• [WHAT THE TASK ASKS] Only the lines from the start of the data to the line containing "yscale = alt.Scale(domain=[0, 1], nice=False)", both included, should be output, exactly and without pictures.

• [STORED RECORDS]
__________
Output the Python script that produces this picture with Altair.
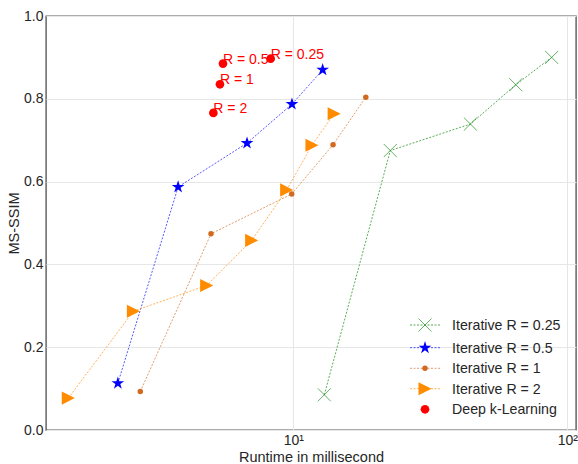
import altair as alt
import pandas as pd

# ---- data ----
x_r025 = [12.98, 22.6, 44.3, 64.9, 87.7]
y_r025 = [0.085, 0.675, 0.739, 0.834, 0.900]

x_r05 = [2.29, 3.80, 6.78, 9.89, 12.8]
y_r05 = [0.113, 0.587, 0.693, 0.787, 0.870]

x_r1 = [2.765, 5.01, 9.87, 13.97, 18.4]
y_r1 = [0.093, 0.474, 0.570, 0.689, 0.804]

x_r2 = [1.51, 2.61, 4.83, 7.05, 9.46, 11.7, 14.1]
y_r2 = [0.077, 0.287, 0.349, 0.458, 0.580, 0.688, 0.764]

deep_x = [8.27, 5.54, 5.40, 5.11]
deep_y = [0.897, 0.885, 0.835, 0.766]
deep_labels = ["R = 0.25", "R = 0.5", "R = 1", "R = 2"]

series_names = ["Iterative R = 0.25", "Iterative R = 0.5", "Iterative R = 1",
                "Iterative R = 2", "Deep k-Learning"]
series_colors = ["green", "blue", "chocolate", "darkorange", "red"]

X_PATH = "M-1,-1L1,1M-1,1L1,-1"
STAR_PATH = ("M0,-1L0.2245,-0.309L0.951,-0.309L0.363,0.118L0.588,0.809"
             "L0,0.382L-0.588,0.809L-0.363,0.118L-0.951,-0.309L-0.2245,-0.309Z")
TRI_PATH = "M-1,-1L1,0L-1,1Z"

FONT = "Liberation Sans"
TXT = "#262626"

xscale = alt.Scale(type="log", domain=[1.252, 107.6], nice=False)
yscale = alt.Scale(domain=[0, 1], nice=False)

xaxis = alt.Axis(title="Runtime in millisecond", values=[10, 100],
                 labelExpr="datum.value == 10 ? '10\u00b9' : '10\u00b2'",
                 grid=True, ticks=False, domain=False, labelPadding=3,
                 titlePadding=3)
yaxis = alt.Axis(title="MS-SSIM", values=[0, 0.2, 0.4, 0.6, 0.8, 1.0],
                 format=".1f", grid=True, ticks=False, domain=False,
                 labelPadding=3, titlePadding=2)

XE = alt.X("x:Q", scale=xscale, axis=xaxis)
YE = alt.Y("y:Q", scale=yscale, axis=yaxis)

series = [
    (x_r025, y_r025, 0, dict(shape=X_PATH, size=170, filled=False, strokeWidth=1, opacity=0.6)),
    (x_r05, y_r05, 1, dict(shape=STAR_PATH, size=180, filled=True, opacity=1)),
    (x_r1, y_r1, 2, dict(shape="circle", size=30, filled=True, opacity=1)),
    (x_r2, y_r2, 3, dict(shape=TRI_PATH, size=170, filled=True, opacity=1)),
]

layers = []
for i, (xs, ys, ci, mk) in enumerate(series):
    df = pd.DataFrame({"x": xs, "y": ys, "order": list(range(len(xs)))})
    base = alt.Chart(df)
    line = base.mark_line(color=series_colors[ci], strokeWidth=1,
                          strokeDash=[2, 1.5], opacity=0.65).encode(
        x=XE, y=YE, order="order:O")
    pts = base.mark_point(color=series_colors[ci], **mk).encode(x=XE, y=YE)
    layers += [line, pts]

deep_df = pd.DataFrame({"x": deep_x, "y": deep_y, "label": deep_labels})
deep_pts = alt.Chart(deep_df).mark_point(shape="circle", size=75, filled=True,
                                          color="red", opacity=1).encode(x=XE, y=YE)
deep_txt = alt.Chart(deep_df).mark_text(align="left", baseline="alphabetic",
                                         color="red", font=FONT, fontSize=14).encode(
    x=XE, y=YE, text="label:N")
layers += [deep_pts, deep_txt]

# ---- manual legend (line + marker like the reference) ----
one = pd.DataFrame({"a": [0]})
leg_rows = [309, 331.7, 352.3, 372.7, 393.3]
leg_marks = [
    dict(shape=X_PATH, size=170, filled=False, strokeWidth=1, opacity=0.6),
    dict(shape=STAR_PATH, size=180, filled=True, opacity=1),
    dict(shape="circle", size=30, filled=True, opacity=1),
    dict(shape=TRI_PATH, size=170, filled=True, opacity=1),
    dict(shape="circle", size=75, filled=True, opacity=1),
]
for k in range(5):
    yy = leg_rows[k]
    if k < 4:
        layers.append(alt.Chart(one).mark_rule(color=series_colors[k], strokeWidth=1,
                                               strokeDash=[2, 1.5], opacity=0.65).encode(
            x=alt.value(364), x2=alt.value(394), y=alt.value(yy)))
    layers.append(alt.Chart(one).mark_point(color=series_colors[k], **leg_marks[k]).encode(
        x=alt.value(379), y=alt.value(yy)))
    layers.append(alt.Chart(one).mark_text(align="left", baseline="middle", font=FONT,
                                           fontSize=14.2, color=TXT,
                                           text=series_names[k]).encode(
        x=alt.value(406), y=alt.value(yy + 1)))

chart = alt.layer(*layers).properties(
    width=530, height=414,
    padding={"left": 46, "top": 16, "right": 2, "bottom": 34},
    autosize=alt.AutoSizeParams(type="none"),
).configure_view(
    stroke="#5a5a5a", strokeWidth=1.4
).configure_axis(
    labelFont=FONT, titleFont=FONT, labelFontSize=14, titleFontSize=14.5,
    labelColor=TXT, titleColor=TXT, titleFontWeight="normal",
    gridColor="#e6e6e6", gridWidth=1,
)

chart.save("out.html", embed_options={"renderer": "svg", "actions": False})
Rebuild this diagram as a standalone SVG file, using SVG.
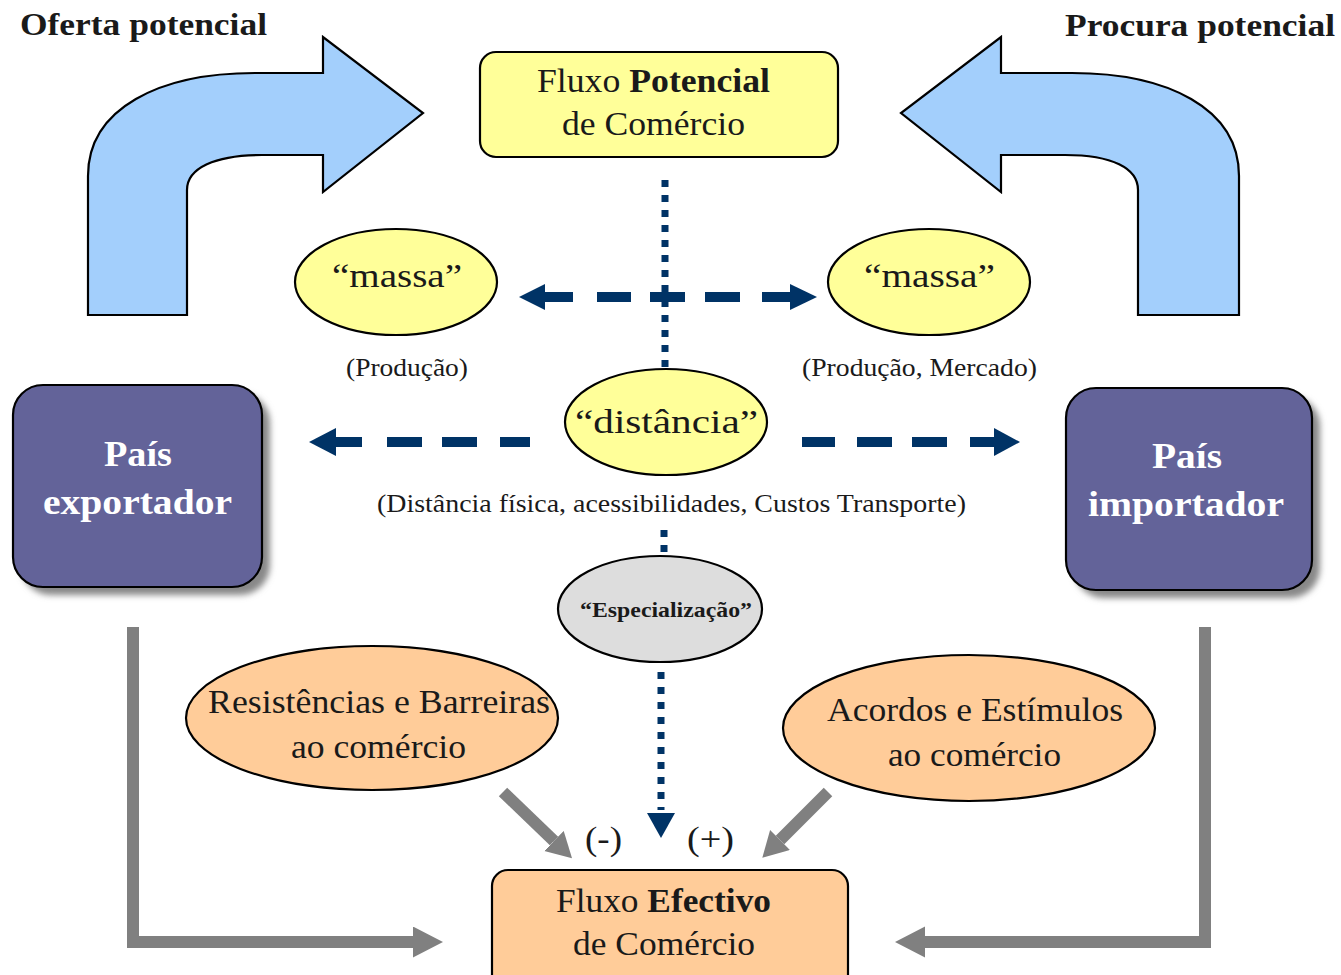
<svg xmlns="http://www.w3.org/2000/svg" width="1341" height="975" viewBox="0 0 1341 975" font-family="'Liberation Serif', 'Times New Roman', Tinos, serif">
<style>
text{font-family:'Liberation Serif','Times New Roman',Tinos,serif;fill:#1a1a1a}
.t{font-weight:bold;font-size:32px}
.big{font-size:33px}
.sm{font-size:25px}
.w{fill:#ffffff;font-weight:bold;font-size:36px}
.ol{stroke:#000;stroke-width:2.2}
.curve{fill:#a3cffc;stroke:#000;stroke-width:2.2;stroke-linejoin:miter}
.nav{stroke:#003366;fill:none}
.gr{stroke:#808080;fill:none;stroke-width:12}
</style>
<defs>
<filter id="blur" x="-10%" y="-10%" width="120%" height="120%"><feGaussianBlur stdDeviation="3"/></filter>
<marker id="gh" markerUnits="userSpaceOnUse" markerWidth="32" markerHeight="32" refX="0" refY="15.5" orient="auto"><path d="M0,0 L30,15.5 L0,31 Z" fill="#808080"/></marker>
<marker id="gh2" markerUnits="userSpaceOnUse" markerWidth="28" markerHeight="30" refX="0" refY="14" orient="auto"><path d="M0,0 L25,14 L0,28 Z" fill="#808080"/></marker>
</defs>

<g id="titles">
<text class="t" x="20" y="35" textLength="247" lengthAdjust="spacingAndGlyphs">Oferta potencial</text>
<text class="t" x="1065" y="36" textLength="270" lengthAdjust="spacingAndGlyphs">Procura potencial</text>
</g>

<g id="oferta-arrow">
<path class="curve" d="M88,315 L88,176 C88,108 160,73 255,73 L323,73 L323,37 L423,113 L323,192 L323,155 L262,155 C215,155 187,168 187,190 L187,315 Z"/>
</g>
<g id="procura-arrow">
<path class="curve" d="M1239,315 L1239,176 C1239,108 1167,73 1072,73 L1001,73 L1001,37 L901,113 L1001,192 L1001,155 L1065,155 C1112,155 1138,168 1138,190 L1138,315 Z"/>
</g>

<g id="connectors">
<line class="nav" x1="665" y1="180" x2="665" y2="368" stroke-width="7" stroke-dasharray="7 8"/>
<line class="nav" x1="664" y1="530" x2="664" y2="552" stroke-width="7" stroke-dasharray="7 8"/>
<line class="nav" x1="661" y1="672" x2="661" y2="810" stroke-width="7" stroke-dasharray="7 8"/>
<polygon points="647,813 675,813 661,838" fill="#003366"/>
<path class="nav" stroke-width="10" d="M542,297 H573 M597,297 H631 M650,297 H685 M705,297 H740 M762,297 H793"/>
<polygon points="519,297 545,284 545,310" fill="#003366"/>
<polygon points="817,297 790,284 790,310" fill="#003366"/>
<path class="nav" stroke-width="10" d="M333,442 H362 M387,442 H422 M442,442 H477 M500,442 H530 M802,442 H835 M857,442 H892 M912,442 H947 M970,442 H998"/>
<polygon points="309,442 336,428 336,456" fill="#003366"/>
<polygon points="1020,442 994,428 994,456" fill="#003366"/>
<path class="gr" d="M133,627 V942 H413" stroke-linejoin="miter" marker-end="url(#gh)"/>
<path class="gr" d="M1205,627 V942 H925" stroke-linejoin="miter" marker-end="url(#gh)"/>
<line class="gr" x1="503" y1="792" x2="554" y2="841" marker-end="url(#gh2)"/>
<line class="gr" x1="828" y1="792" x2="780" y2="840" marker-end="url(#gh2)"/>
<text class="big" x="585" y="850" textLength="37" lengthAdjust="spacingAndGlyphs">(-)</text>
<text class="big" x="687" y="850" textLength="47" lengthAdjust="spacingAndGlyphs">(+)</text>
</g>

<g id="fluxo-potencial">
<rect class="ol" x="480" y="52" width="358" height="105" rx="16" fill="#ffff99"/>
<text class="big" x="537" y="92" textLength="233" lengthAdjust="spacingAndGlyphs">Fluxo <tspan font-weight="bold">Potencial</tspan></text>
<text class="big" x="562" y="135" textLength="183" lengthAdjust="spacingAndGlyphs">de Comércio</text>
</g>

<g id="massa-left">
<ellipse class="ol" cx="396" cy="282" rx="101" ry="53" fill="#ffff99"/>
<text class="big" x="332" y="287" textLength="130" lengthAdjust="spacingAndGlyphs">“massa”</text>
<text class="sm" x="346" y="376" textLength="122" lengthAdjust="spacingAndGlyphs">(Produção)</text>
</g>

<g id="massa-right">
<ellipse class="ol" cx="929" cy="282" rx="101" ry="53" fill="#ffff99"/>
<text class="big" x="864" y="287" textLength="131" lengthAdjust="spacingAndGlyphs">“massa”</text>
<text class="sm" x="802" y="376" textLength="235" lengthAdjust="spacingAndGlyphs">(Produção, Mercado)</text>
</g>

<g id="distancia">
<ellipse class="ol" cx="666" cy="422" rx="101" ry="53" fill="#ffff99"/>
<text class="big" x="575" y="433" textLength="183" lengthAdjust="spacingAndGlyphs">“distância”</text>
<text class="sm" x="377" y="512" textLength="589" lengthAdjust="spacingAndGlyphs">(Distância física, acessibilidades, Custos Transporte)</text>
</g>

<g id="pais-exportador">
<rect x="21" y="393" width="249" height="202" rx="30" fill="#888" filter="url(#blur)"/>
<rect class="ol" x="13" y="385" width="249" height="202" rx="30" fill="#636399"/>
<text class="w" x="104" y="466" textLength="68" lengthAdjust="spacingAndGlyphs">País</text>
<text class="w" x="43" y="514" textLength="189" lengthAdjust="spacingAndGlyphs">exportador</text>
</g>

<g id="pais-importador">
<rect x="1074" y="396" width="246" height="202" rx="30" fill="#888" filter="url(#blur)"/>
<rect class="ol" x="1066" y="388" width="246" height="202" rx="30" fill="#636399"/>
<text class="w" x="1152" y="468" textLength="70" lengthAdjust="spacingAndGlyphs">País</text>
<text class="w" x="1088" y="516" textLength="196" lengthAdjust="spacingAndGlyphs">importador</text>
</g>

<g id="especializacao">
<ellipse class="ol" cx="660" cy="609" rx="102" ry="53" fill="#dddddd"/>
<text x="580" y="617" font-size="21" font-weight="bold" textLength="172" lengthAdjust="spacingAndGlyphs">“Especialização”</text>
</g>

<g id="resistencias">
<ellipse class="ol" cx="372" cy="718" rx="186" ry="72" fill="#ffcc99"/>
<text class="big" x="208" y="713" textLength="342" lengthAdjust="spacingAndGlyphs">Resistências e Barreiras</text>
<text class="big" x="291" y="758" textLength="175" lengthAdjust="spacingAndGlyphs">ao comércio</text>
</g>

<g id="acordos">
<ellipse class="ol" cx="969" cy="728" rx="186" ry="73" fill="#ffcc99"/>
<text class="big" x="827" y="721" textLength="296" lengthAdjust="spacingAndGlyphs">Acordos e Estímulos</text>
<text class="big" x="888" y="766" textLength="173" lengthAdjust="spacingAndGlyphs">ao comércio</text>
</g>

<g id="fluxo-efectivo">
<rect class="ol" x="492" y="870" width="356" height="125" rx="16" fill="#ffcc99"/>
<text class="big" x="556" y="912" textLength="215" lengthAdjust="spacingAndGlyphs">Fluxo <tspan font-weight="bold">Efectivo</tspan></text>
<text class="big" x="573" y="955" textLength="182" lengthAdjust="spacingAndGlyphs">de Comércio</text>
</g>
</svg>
__________
• [SOLVED PROBLEM]
Output the Python script that produces this picture with Altair.
import altair as alt
import pandas as pd

# ---- data ----
x_r025 = [12.98, 22.6, 44.3, 64.9, 87.7]
y_r025 = [0.085, 0.675, 0.739, 0.834, 0.900]

x_r05 = [2.29, 3.80, 6.78, 9.89, 12.8]
y_r05 = [0.113, 0.587, 0.693, 0.787, 0.870]

x_r1 = [2.765, 5.01, 9.87, 13.97, 18.4]
y_r1 = [0.093, 0.474, 0.570, 0.689, 0.804]

x_r2 = [1.51, 2.61, 4.83, 7.05, 9.46, 11.7, 14.1]
y_r2 = [0.077, 0.287, 0.349, 0.458, 0.580, 0.688, 0.764]

deep_x = [8.27, 5.54, 5.40, 5.11]
deep_y = [0.897, 0.885, 0.835, 0.766]
deep_labels = ["R = 0.25", "R = 0.5", "R = 1", "R = 2"]

series_names = ["Iterative R = 0.25", "Iterative R = 0.5", "Iterative R = 1",
                "Iterative R = 2", "Deep k-Learning"]
series_colors = ["green", "blue", "chocolate", "darkorange", "red"]

X_PATH = "M-1,-1L1,1M-1,1L1,-1"
STAR_PATH = ("M0,-1L0.2245,-0.309L0.951,-0.309L0.363,0.118L0.588,0.809"
             "L0,0.382L-0.588,0.809L-0.363,0.118L-0.951,-0.309L-0.2245,-0.309Z")
TRI_PATH = "M-1,-1L1,0L-1,1Z"

FONT = "Liberation Sans"
TXT = "#262626"

xscale = alt.Scale(type="log", domain=[1.252, 107.6], nice=False)
yscale = alt.Scale(domain=[0, 1], nice=False)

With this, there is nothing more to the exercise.